The test panel is interesting. The predictive value of a positive result is 80% and the predictive value of a negative result is 92%. However, the study group had a disease prevalence of 46%. In a population with a lower disease prevalence, the relatively poor specificity (80%) will cause most positive results to be false positives.
That would only be an issue if the population as a whole was being tested, rather than people with symptoms suggesting depression.
It sounds pretty scary. You go for a blood test and it comes back saying you're insane, so your assets are frozen and you're thrown in the loony bin.
It seems to be pretty easy to get a multimarker panel test like this to the point where an optimistic peer-reviewed article is warranted. Unfortunately, most fail as clinical development efforts continue. Since failures typically aren't formally reported -- that's the stuff of chatter in poster sessions at meetings. The wider audience is left in a state of anticipation... the next step towards realization must be just around the corner!
Here's a long report from 2004 on a very promising test for ischemic stroke, being developed at that time by Daniel Laskowitz of Duke. CAP Today, "New biomarkers could deliver a strike at stroke". Commercial development was placed on hold, and isn't progressing (as far as I know (I could be wrong about that)).
Here are some of the issues. First, it's difficult using current technology to clearly identify people with "stroke" or "depression," defined as a unitary, biologically-meaningful and clinically-relevant condition. This task is easiest when comparing candidates who are likely sufferers from control cases who clearly are not (as in the report Randall cites). However, that's not a useful distinction for an actual test to make. The ER doc already knows that a cheerful, alert, oriented grandfather brought in by his daughters for a lacerated finger doesn't need to have depression excluded as a diagnosis.
These multimarker panels typically have a much harder time identifying likely diagnoses once you start studying people with clinically-relevant conditions. Laskowitz' panel foundered on making high-sensitivity, high-specificity distinctions among ischemic stroke, diabetic coma, septic shock, and a few other conditions -- the intake nurse or doctor's actual triage challenge.
Finally, ironically, the way the FDA has trials structured places a special burden on excellent new tests. Every "Gold Standard" current diagnostic has false-positive and false-negative rates.

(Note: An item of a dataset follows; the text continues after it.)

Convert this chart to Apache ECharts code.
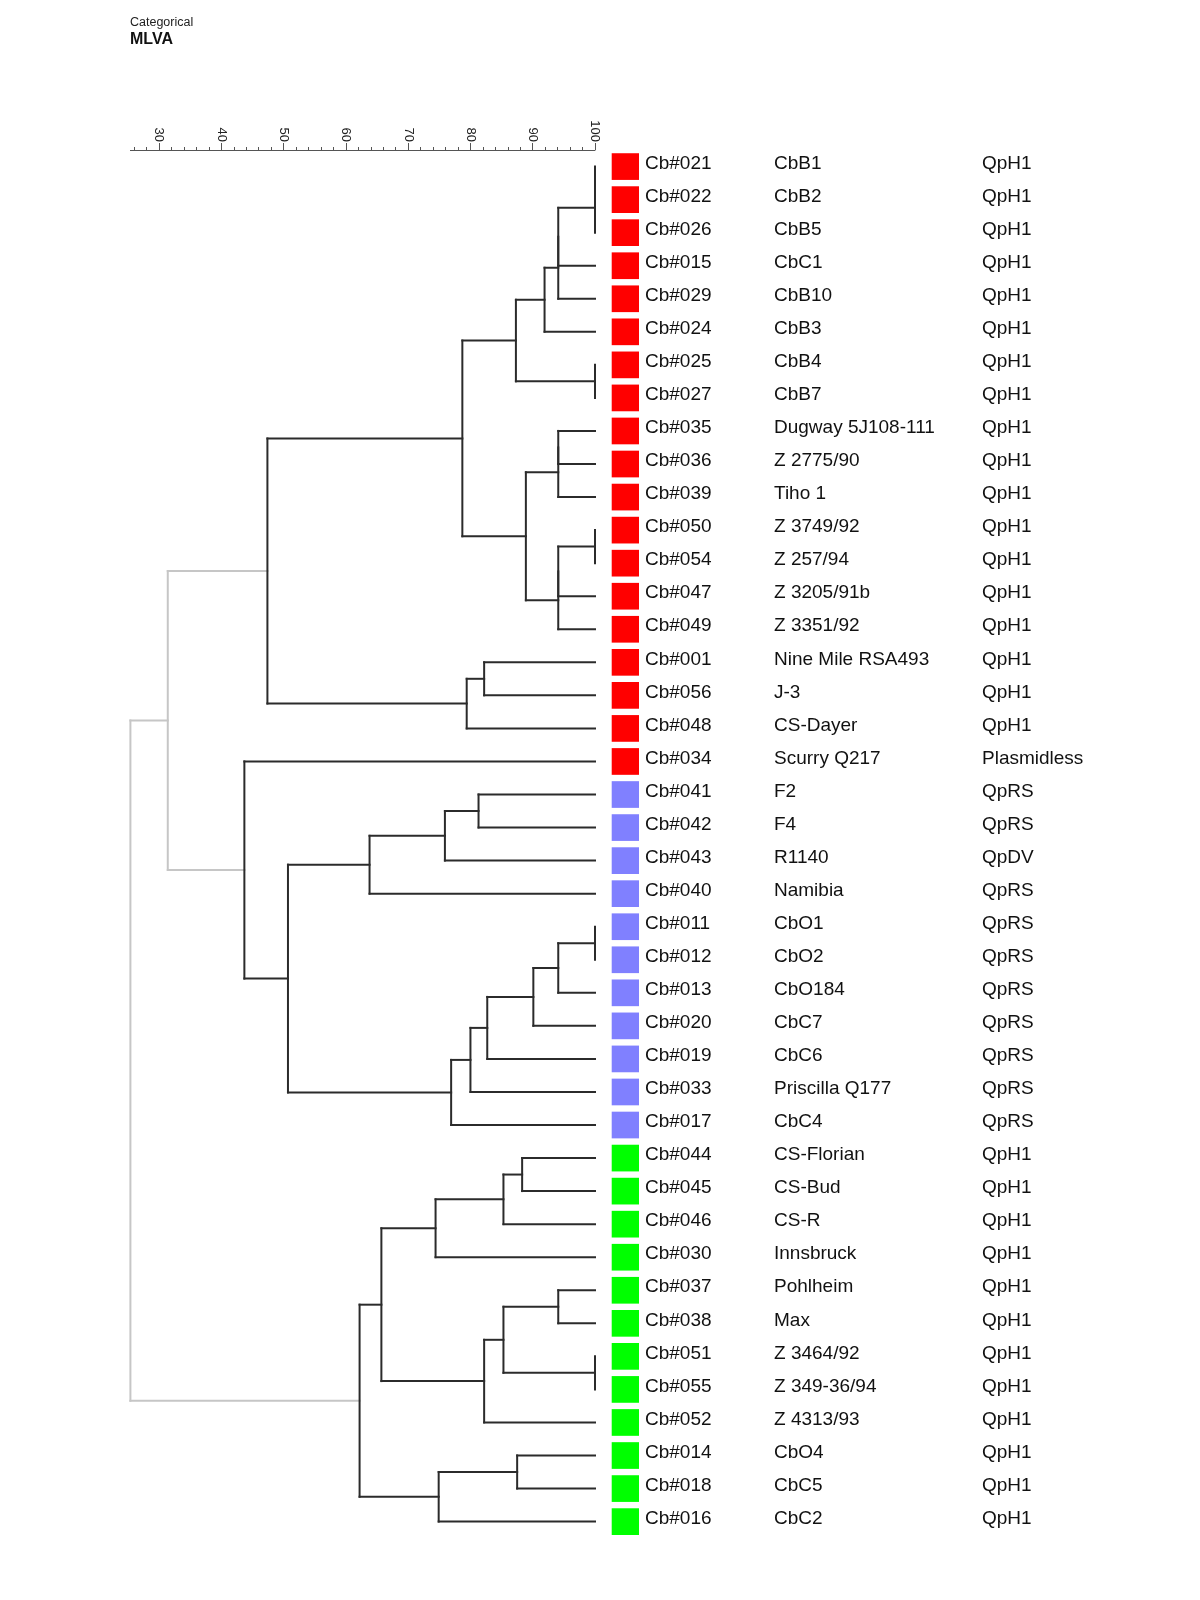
<!DOCTYPE html>
<html>
<head>
<meta charset="utf-8">
<script src="https://cdn.jsdelivr.net/npm/echarts@6/dist/echarts.min.js"></script>
<style>
  html, body { margin: 0; padding: 0; background: #ffffff; }
  #chart { width: 1200px; height: 1600px; }
</style>
</head>
<body>
<div id="chart"></div>
<script>
// ---------------- DATA ----------------
const strainIds = [
  'Cb#021','Cb#022','Cb#026','Cb#015','Cb#029','Cb#024','Cb#025','Cb#027',
  'Cb#035','Cb#036','Cb#039','Cb#050','Cb#054','Cb#047','Cb#049',
  'Cb#001','Cb#056','Cb#048','Cb#034',
  'Cb#041','Cb#042','Cb#043','Cb#040','Cb#011','Cb#012','Cb#013','Cb#020',
  'Cb#019','Cb#033','Cb#017',
  'Cb#044','Cb#045','Cb#046','Cb#030','Cb#037','Cb#038','Cb#051','Cb#055',
  'Cb#052','Cb#014','Cb#018','Cb#016'
];
const strainNames = [
  'CbB1','CbB2','CbB5','CbC1','CbB10','CbB3','CbB4','CbB7',
  'Dugway 5J108-111','Z 2775/90','Tiho 1','Z 3749/92','Z 257/94','Z 3205/91b','Z 3351/92',
  'Nine Mile RSA493','J-3','CS-Dayer','Scurry Q217',
  'F2','F4','R1140','Namibia','CbO1','CbO2','CbO184','CbC7',
  'CbC6','Priscilla Q177','CbC4',
  'CS-Florian','CS-Bud','CS-R','Innsbruck','Pohlheim','Max','Z 3464/92','Z 349-36/94',
  'Z 4313/93','CbO4','CbC5','CbC2'
];
const plasmidTypes = [
  'QpH1','QpH1','QpH1','QpH1','QpH1','QpH1','QpH1','QpH1',
  'QpH1','QpH1','QpH1','QpH1','QpH1','QpH1','QpH1',
  'QpH1','QpH1','QpH1','Plasmidless',
  'QpRS','QpRS','QpDV','QpRS','QpRS','QpRS','QpRS','QpRS',
  'QpRS','QpRS','QpRS',
  'QpH1','QpH1','QpH1','QpH1','QpH1','QpH1','QpH1','QpH1',
  'QpH1','QpH1','QpH1','QpH1'
];
// MLVA categorical group per strain (1, 2, 3)
const mlvaCategory = [
  1,1,1,1,1,1,1,1, 1,1,1,1,1,1,1, 1,1,1,1,
  2,2,2,2,2,2,2,2, 2,2,2,
  3,3,3,3,3,3,3,3, 3,3,3,3
];
// Dendrogram merges: [child A, child B, similarity %]
// numbers = leaf rows, 'nK' = result of merge K
const merges = [
  [0, 1, 100],        // n0
  ['n0', 2, 100],     // n1
  ['n1', 3, 94.1],    // n2
  ['n2', 4, 94.1],    // n3
  ['n3', 5, 91.9],    // n4
  [6, 7, 100],        // n5
  ['n4', 'n5', 87.3], // n6
  [8, 9, 94.1],       // n7
  ['n7', 10, 94.1],   // n8
  [11, 12, 100],      // n9
  ['n9', 13, 94.1],   // n10
  ['n10', 14, 94.1],  // n11
  ['n8', 'n11', 88.9],// n12
  ['n6', 'n12', 78.7],// n13
  [15, 16, 82.2],     // n14
  ['n14', 17, 79.4],  // n15
  ['n13', 'n15', 47.4],// n16
  [19, 20, 81.3],     // n17
  ['n17', 21, 75.9],  // n18
  ['n18', 22, 63.8],  // n19
  [23, 24, 100],      // n20
  ['n20', 25, 94.1],  // n21
  ['n21', 26, 90.1],  // n22
  ['n22', 27, 82.7],  // n23
  ['n23', 28, 80.0],  // n24
  ['n24', 29, 76.9],  // n25
  ['n19', 'n25', 50.7],// n26
  [18, 'n26', 43.7],  // n27
  ['n16', 'n27', 31.4],// n28
  [30, 31, 88.3],     // n29
  ['n29', 32, 85.3],  // n30
  ['n30', 33, 74.4],  // n31
  [34, 35, 94.1],     // n32
  [36, 37, 100],      // n33
  ['n32', 'n33', 85.3],// n34
  ['n34', 38, 82.2],  // n35
  ['n31', 'n35', 65.7],// n36
  [39, 40, 87.5],     // n37
  ['n37', 41, 74.9],  // n38
  ['n36', 'n38', 62.2],// n39
  ['n28', 'n39', 25.4] // n40 (root)
];
const axisMin = 25.4;
const axisMax = 100;
const majorTicks = [30, 40, 50, 60, 70, 80, 90, 100];
const minorTicks = [26, 28, 30, 32, 34, 36, 38, 40, 42, 44, 46, 48, 50, 52, 54, 56, 58, 60,
  62, 64, 66, 68, 70, 72, 74, 76, 78, 80, 82, 84, 86, 88, 90, 92, 94, 96, 98, 100];

// ---------------- BUILD ----------------
const categoryColors = { 1: '#ff0000', 2: '#8080ff', 3: '#00ff00' };
const grayBelow = 40; // nodes below this similarity are drawn in light gray

const nodes = [];
function ref(r) {
  if (typeof r === 'number') return { x: 100, y: r };
  return nodes[+r.slice(1)];
}
const segments = [];
merges.forEach(function (m) {
  const A = ref(m[0]), B = ref(m[1]), s = m[2];
  const g = s < grayBelow ? 1 : 0;
  segments.push([s, A.y, s, B.y, g]);
  if (A.x !== s) segments.push([s, A.y, A.x, A.y, g]);
  if (B.x !== s) segments.push([s, B.y, B.x, B.y, g]);
  nodes.push({ x: s, y: (A.y + B.y) / 2 });
});
segments.sort(function (a, b) { return b[4] - a[4]; });

const leafData = strainIds.map(function (id, i) { return [100, i, mlvaCategory[i]]; });

const FONT = '"Liberation Sans", Arial, sans-serif';

const chart = echarts.init(document.getElementById('chart'), null, { renderer: 'canvas' });
chart.setOption({
  animation: false,
  backgroundColor: '#ffffff',
  graphic: [
    { type: 'text', left: 130, top: 16, style: { text: 'Categorical', font: '12.5px ' + FONT, fill: '#222' } },
    { type: 'text', left: 130, top: 32, style: { text: 'MLVA', font: 'bold 16px ' + FONT, fill: '#111' } }
  ],
  grid: { left: 130.4, width: 464.6, top: 150, height: 1388.1, containLabel: false },
  xAxis: [
    {
      type: 'value', position: 'top', min: axisMin, max: axisMax,
      axisLine: { show: true, onZero: false, lineStyle: { color: '#555', width: 1 } },
      axisTick: { show: true, inside: false, customValues: minorTicks, length: 3, lineStyle: { color: '#555', width: 1 } },
      axisLabel: { show: false },
      splitLine: { show: false }
    },
    {
      type: 'value', position: 'top', min: axisMin, max: axisMax,
      axisLine: { show: false, onZero: false },
      axisTick: { show: true, inside: false, customValues: majorTicks, length: 7, lineStyle: { color: '#555', width: 1 } },
      axisLabel: { show: true, customValues: majorTicks, rotate: 90, margin: 8, fontSize: 13, fontFamily: FONT, color: '#222' },
      splitLine: { show: false }
    }
  ],
  yAxis: { type: 'value', min: -0.5, max: strainIds.length - 0.5, inverse: true, show: false },
  series: [
    {
      type: 'custom',
      xAxisIndex: 0,
      data: segments,
      dimensions: ['x1', 'y1', 'x2', 'y2', 'g'],
      encode: { x: [0, 2], y: [1, 3] },
      renderItem: function (params, api) {
        const p1 = api.coord([api.value(0), api.value(1)]);
        const p2 = api.coord([api.value(2), api.value(3)]);
        const gray = api.value(4) === 1;
        return {
          type: 'line',
          shape: { x1: p1[0], y1: p1[1], x2: p2[0], y2: p2[1] },
          style: { stroke: gray ? '#c6c6c6' : '#2b2b2b', lineWidth: 2, lineCap: 'square' }
        };
      }
    },
    {
      type: 'custom',
      xAxisIndex: 0,
      data: leafData,
      encode: { x: 0, y: 1 },
      renderItem: function (params, api) {
        const i = params.dataIndex;
        const p = api.coord([api.value(0), api.value(1)]);
        const cx = p[0], cy = p[1];
        const ty = cy - 3;
        return {
          type: 'group',
          children: [
            { type: 'rect', shape: { x: cx + 16.7, y: cy - 13.3, width: 27.3, height: 26.7 },
              style: { fill: categoryColors[api.value(2)] } },
            { type: 'text', style: { text: strainIds[i], x: cx + 50, y: ty, font: '19px ' + FONT, fill: '#111', verticalAlign: 'middle' } },
            { type: 'text', style: { text: strainNames[i], x: cx + 179, y: ty, font: '19px ' + FONT, fill: '#111', verticalAlign: 'middle' } },
            { type: 'text', style: { text: plasmidTypes[i], x: cx + 387, y: ty, font: '19px ' + FONT, fill: '#111', verticalAlign: 'middle' } }
          ]
        };
      }
    }
  ]
});
</script>
</body>
</html>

If your new test is better at correctly diagnosing these individuals, it gets punished. Since the predefined outcomes are comparisons to how the candidate does versus that Gold Standard.
I don't mean to pour cold water on this story. A reliable blood test for depression would be extremely useful, and the current explosion of knowledge means that the prospects for success are higher than they have ever been. It's just that it's a much longer road from "promising early result" to "marketed diagnostic" than would seem to be the case.
I wiped out all his posts on that web site I won't mention. I'll see how far I have to go. Next step I'll put on a filter against that URL if he posts it again.
Thanks for the learned commentary. For people who are unhealthy I can easily imagine how many of the markers for depression would turn up for other reasons. So a fingerprint for depression might also be a fingerprint for a dozen other disorders.
The number of signals needed to tell apart many different disorders is likely to be very high. That's especially the case when older people have multiple things going wrong with them.